Io me la ricordo l’Olimpiade invernale di Lillehammer. Era il 1994 e Tonya Harding era salita alle cronache di tutto il mondo per essere implicata nel ferimento a un ginocchio della sua rivale Nancy Kerrigan. In Norvegia tutti aspettavano di vedere lo scontro tra le due americane. Certo, c’erano anche le altre atlete e forse erano anche più brave, ma a tutti interessava il duello tra la vittima e la carnefice.

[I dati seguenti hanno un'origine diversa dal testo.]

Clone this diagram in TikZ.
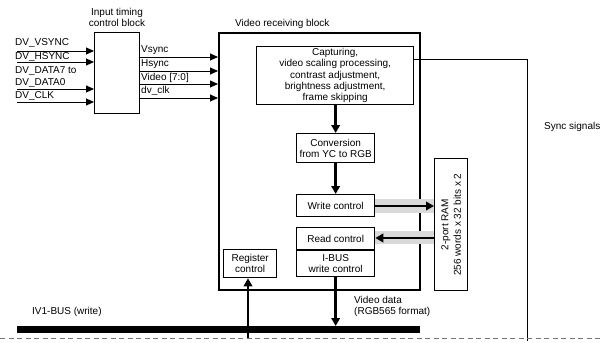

I Tonya racconta la difficile vita della pattinatrice. Lo fa in modo originale, giocando sulla tensione ma anche sul sarcasmo. In bilico costante tra il dramma e la commedia grottesca, il tutto dentro un falso documentario. Insomma la realtà (perché la pellicola come detto si ispira a una storia vera), che diventa un film e quindi fiction, ma che poi si trasforma in una finta realtà grazie una serie di interviste ai protagonisti invecchiati. Roba da non dormirci la notte.

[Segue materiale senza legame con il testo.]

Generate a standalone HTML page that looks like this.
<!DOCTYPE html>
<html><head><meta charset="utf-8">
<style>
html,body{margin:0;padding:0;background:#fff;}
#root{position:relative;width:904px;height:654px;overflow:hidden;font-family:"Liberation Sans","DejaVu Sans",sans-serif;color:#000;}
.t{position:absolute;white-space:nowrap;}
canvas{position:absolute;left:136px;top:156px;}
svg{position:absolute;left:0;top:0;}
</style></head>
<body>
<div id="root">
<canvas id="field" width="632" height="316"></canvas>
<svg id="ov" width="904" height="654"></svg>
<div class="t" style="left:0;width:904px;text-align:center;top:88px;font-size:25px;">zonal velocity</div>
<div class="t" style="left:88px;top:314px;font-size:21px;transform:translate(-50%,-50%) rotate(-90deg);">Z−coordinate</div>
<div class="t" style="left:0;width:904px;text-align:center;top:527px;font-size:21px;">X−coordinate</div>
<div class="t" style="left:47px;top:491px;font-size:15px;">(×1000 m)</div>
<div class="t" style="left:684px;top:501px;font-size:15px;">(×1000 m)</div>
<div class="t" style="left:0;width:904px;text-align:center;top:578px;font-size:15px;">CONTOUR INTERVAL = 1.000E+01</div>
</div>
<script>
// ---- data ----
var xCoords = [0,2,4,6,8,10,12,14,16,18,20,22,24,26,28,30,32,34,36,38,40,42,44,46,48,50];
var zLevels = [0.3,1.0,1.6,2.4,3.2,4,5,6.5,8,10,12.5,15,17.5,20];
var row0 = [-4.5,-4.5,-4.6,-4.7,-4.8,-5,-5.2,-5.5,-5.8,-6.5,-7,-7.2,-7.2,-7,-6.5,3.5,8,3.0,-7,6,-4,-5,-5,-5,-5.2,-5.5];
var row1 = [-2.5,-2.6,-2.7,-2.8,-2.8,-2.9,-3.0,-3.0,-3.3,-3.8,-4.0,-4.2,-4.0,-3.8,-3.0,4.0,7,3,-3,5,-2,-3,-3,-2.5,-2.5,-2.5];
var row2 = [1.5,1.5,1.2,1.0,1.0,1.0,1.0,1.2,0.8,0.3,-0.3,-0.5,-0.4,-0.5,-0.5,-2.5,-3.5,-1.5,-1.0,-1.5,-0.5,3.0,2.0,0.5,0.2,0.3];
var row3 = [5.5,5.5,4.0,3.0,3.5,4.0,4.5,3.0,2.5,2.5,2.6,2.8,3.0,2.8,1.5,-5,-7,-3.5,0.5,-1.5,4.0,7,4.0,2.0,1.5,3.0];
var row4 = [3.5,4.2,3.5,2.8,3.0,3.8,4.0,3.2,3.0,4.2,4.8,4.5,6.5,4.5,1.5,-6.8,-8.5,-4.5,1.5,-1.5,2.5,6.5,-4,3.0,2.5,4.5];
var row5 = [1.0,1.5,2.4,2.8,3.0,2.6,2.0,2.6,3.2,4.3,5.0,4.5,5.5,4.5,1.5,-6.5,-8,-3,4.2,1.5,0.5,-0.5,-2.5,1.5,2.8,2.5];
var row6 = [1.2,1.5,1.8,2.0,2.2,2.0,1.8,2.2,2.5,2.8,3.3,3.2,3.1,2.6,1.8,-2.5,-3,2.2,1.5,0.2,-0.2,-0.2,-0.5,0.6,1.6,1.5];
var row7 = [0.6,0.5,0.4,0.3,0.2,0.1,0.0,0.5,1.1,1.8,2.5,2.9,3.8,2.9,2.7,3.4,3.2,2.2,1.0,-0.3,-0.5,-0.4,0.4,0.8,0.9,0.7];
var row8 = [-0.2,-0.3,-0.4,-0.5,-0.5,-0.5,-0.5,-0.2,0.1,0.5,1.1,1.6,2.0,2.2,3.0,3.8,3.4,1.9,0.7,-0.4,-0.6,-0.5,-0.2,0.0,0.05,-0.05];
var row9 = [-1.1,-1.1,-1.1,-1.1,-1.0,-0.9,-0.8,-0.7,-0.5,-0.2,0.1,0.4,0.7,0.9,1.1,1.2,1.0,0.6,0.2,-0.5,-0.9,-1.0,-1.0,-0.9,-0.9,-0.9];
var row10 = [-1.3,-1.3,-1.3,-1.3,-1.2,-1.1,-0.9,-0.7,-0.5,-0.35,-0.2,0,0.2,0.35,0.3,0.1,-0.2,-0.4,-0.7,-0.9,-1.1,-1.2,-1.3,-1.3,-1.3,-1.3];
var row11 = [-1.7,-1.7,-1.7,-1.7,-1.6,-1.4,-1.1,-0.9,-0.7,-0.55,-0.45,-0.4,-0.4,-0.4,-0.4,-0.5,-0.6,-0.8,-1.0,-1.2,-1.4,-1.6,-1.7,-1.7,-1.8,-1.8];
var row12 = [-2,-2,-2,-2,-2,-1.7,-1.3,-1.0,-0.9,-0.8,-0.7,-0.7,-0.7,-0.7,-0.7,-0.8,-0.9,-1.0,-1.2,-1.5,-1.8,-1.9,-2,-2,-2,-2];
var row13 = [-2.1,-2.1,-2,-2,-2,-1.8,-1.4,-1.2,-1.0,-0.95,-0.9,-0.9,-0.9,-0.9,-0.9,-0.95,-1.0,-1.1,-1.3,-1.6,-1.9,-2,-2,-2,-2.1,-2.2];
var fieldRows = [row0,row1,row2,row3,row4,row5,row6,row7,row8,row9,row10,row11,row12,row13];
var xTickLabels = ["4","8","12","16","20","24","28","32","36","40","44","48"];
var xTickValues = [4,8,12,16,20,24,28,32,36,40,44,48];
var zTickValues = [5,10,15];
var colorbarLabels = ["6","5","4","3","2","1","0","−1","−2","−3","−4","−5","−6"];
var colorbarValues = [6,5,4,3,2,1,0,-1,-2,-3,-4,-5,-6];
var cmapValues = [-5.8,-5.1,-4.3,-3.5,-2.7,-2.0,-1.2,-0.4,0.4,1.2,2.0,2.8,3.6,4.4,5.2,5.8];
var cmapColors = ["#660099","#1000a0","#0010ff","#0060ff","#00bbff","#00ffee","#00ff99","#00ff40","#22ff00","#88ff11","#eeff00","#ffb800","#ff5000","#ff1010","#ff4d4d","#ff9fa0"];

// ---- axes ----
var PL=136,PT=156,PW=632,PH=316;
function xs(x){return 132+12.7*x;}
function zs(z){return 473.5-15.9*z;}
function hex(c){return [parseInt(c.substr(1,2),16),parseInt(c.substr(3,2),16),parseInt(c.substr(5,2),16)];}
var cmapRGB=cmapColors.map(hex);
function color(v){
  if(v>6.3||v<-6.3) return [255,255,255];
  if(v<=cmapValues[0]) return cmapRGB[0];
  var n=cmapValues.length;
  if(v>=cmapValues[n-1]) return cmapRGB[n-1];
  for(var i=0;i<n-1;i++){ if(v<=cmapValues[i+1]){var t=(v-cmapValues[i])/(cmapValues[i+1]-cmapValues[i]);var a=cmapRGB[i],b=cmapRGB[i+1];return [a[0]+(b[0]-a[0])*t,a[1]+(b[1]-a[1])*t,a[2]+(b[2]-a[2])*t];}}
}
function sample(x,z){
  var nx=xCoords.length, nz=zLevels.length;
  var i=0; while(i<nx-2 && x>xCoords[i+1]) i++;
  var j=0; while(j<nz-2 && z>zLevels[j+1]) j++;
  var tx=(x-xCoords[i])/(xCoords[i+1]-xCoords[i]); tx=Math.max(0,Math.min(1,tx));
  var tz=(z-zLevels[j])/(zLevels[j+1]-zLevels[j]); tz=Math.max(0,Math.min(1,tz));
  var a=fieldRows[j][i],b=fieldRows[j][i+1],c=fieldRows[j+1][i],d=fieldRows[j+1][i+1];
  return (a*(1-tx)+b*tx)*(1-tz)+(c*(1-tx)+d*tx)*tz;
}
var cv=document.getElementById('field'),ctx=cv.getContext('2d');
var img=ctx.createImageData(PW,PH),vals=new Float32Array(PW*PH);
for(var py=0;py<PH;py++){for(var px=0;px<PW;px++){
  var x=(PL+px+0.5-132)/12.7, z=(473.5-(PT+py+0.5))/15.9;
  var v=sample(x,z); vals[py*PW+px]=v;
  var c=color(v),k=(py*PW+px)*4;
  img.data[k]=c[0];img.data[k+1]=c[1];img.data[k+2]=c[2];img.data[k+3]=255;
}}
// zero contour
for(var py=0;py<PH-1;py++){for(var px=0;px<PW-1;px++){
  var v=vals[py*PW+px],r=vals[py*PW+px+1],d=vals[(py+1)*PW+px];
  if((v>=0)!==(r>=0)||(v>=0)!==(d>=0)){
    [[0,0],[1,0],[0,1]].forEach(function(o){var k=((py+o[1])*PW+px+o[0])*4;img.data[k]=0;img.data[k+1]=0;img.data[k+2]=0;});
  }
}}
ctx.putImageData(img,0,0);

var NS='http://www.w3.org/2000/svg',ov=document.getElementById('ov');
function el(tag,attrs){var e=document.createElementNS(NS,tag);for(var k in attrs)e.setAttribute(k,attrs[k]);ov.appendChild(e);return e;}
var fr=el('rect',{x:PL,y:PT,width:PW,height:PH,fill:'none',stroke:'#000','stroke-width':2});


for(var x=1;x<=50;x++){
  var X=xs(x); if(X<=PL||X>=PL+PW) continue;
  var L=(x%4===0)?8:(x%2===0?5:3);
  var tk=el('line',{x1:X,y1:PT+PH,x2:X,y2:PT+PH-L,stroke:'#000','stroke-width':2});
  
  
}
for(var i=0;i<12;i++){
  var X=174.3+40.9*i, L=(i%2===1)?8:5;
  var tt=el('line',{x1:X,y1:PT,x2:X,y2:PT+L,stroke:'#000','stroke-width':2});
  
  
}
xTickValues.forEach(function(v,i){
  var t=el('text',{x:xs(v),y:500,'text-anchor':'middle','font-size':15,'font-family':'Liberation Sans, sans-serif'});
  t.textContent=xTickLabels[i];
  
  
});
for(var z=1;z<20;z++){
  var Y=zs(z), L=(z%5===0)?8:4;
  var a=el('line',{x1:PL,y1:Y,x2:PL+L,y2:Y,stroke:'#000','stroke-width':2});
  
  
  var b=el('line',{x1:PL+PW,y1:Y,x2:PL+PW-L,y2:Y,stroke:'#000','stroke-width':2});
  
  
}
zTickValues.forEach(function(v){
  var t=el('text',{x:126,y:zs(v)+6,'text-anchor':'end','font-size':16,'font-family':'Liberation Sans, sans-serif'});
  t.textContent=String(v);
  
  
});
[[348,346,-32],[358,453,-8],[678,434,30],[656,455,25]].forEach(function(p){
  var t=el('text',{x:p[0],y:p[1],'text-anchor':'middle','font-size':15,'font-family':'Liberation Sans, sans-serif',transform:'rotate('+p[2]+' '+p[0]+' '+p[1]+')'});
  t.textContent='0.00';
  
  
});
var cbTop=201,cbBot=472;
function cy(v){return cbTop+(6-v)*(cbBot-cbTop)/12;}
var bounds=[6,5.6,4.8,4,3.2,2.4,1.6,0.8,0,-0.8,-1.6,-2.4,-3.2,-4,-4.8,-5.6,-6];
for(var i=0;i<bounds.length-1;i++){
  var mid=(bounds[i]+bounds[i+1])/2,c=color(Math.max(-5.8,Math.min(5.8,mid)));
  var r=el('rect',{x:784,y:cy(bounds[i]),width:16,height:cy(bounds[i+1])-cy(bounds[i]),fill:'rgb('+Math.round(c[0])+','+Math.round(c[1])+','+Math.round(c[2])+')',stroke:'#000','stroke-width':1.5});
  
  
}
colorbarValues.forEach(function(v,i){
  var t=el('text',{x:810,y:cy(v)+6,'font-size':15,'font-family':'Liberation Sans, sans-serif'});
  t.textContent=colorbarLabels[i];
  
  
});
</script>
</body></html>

Il meccanismo che il regista australiano Craig Gillespie ha elaborato è un continuo gioco con lo spettatore, fatto di sguardi ammiccanti (o meno) alla macchina da presa e accompagnate da altrettante hit di quel tempo. Alla fine hai la sensazione di aver visto un film a fianco di un amico che ti ha dato di gomito per buona parte del tempo e che, con un sorriso a 24 denti, ha continuato a fare commenti su quella o quell’altra scena.

Tonya Harding ha il viso imbruttito della bravissima Margot Robbie (l’Oscar prima o poi sarà suo), mentre la perfida madre ha quello incattivito della sublime Allison Janney (l’Oscar è stato suo quest’anno).

All’epoca facevo il tifo per Nancy Kerrigan: bella, brava e di buona famiglia: la fidanzata che tutti avrebbero voluto avere. Inoltre era la vittima di quel folle gesto. Dopo aver visto il film ho cambiato idea. Tonya Harding era bruttina, tozza, sgraziata e rude. Il pattinaggio è stata la sola ancora di salvataggio alla quale si è aggrappata per buona parte della sua vita, ma che alla fine l’ha fatto comunque sprofondare, in un’ultima e definitiva scivolata sul ghiaccio. Un’atleta che ha perso tutto e che non è riuscita a salvarsi. Malmenata dapprima da chi avrebbe dovuto amarla e poi dal pubblico, attraverso i media.

L’umana empatia non può non essere che al suo fianco.